Along the way, Kay meets and eventually falls for one of her foremen, Lucky (Kurt Russell), who moonlights as a trumpeter in a jazz band.  She resists for awhile, but loyalty fades after a shared motorcycle ride home in the rain, and after he cooks her an omelette.    Has Kay found true love?  The sort maybe lacking in her marriage to the solid but boring Jack? A preference for the bohemian style over the All-American jock?

Apparently, Demme's cut was more about the women, which also includes factory co-worker Jeannie, played by Holly Hunter in one of her first roles.  The actresses are all fine, especially Lahti, who was nominated for an Academy Award.  Love her.  I've read that Goldie felt upstaged by her co-star and had several of her scenes removed, even soliciting another director to shoot new footage.  The love triangle was not as front and center in Demme's vision, which sounds favorable, as we've seen that story a few thousand too many times (especially involving military wives) and isn't handled particularly well here. 

Additionally, the men in this story come off as one dimensional, which may have been intentional from the beginning?  This is especially true of Fred Ward's character, a bar owner who pines for Hazel yet can't quite make a commitment. 

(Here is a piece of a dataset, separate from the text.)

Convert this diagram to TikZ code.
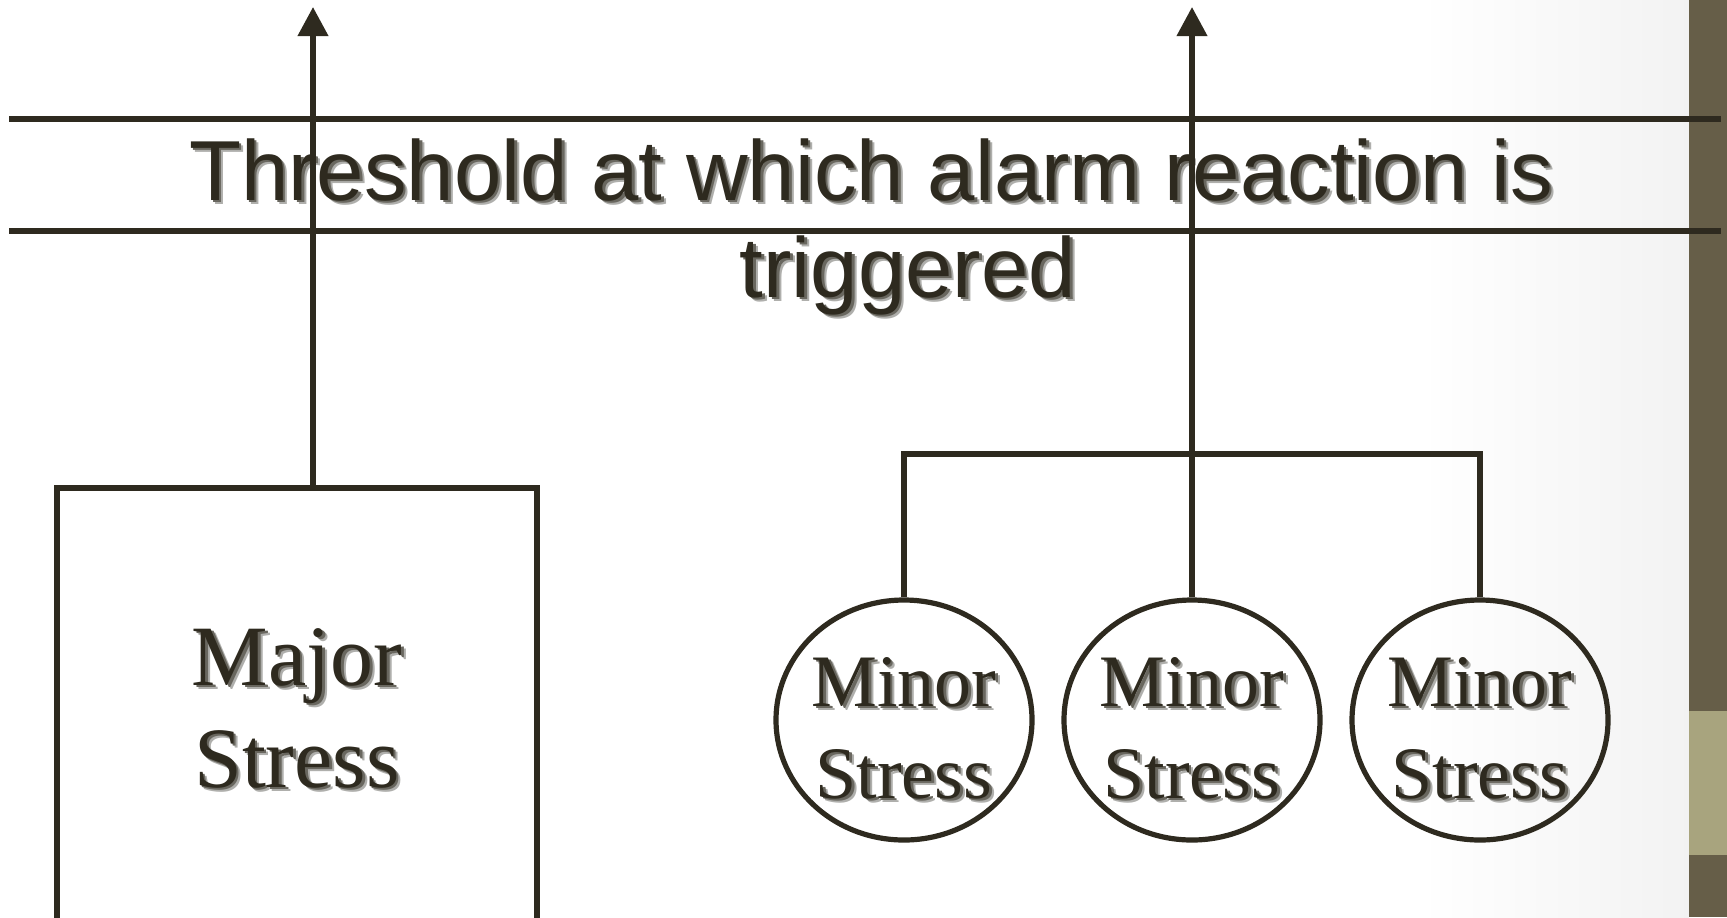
\documentclass[tikz,border=0pt]{standalone}
\usepackage{fontspec}
\setmainfont{Liberation Serif}
\newfontfamily\arialfont{Liberation Sans}
\usetikzlibrary{arrows.meta,shapes.geometric}
\definecolor{ink}{RGB}{46,42,31}
\definecolor{shadowa}{RGB}{175,175,172}
\definecolor{shadowb}{RGB}{105,103,95}
\definecolor{stripdark}{RGB}{102,94,72}
\definecolor{striplight}{RGB}{168,164,126}
\newcommand\shtext[1]{%
  \makebox[0pt][l]{\hspace{2.3pt}\raisebox{-2.3pt}{\textcolor{shadowa}{#1}}}%
  \makebox[0pt][l]{\hspace{1.3pt}\raisebox{-1.3pt}{\textcolor{shadowb}{#1}}}%
  #1}
\tikzset{
  titletext/.style={font=\arialfont\fontsize{42.6}{48.5}\selectfont, align=center, inner sep=0pt, anchor=base, text=ink},
  majortext/.style={font=\fontsize{43}{51}\selectfont, align=center, inner sep=0pt, anchor=base, text=ink},
  minortext/.style={font=\fontsize{37}{46}\selectfont, align=center, inner sep=0pt, anchor=base, text=ink},
  stressbox/.style={draw=ink, rectangle, inner sep=0pt, line width=2.75pt},
  minorell/.style={draw=ink, ellipse, inner sep=0pt, line width=2.6pt, minimum width=128pt, minimum height=120pt},
  conn/.style={draw=ink, line width=2.75pt},
  uparrow/.style={conn, -{Triangle[length=14.5pt,width=14.75pt]}}
}
\begin{document}
\begin{tikzpicture}[x=0.5pt,y=-0.5pt]
\useasboundingbox (0,0) rectangle (1727,917);
\fill[white] (0,0) rectangle (1689,917);
\shade[left color=white,right color=black!5] (1420,0) rectangle (1689,917);
\fill[stripdark] (1689,0) rectangle (1727,917);
\fill[striplight] (1689,711) rectangle (1727,855);
% texts
\node[titletext] (title) at (871,297) {\shtext{Threshold at which alarm reaction is}\\\hspace*{37pt}\shtext{triggered}};
\node[majortext] (majorlbl) at (297,787) {\shtext{Major}\\\shtext{Stress}};
\node[minortext] (minor1lbl) at (904,798) {\shtext{Minor}\\\shtext{Stress}};
\node[minortext] (minor2lbl) at (1192,798) {\shtext{Minor}\\\shtext{Stress}};
\node[minortext] (minor3lbl) at (1480,798) {\shtext{Minor}\\\shtext{Stress}};
% threshold lines
\coordinate (thL1) at (9,119); \coordinate (thR1) at (1721,119);
\coordinate (thL2) at (9,231); \coordinate (thR2) at (1721,231);
\draw[conn] (thL1) -- (thR1);
\draw[conn] (thL2) -- (thR2);
% shapes
\node[stressbox, minimum width=240pt, minimum height=300pt, anchor=north] (majorbox) at (297,485) {};
\node[minorell] (m1) at (904,720) {};
\node[minorell] (m2) at (1192,720) {};
\node[minorell] (m3) at (1480,720) {};
% connectors
\coordinate (tipL) at (313,7);
\coordinate (tipR) at (1192,7);
\coordinate (bar) at (0,454);
\draw[uparrow] (majorbox.north -| tipL) -- (tipL);
\draw[conn] (m1.north) -- (m1.north |- bar) -- (m3.north |- bar) -- (m3.north);
\draw[uparrow] (m2.north) -- (tipR);
\end{tikzpicture}
\end{document}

SWING SHIFT, despite its disjointedness, is still an entertaining and involving motion picture, though the more you learn of how the film was snatched from Demme and reshaped into its current so-so form, the more depressing it becomes.  I guess it makes the argument for ignorance being bliss, but What Could've Been is impossible to ignore.  I am now on a quest to see the lost version.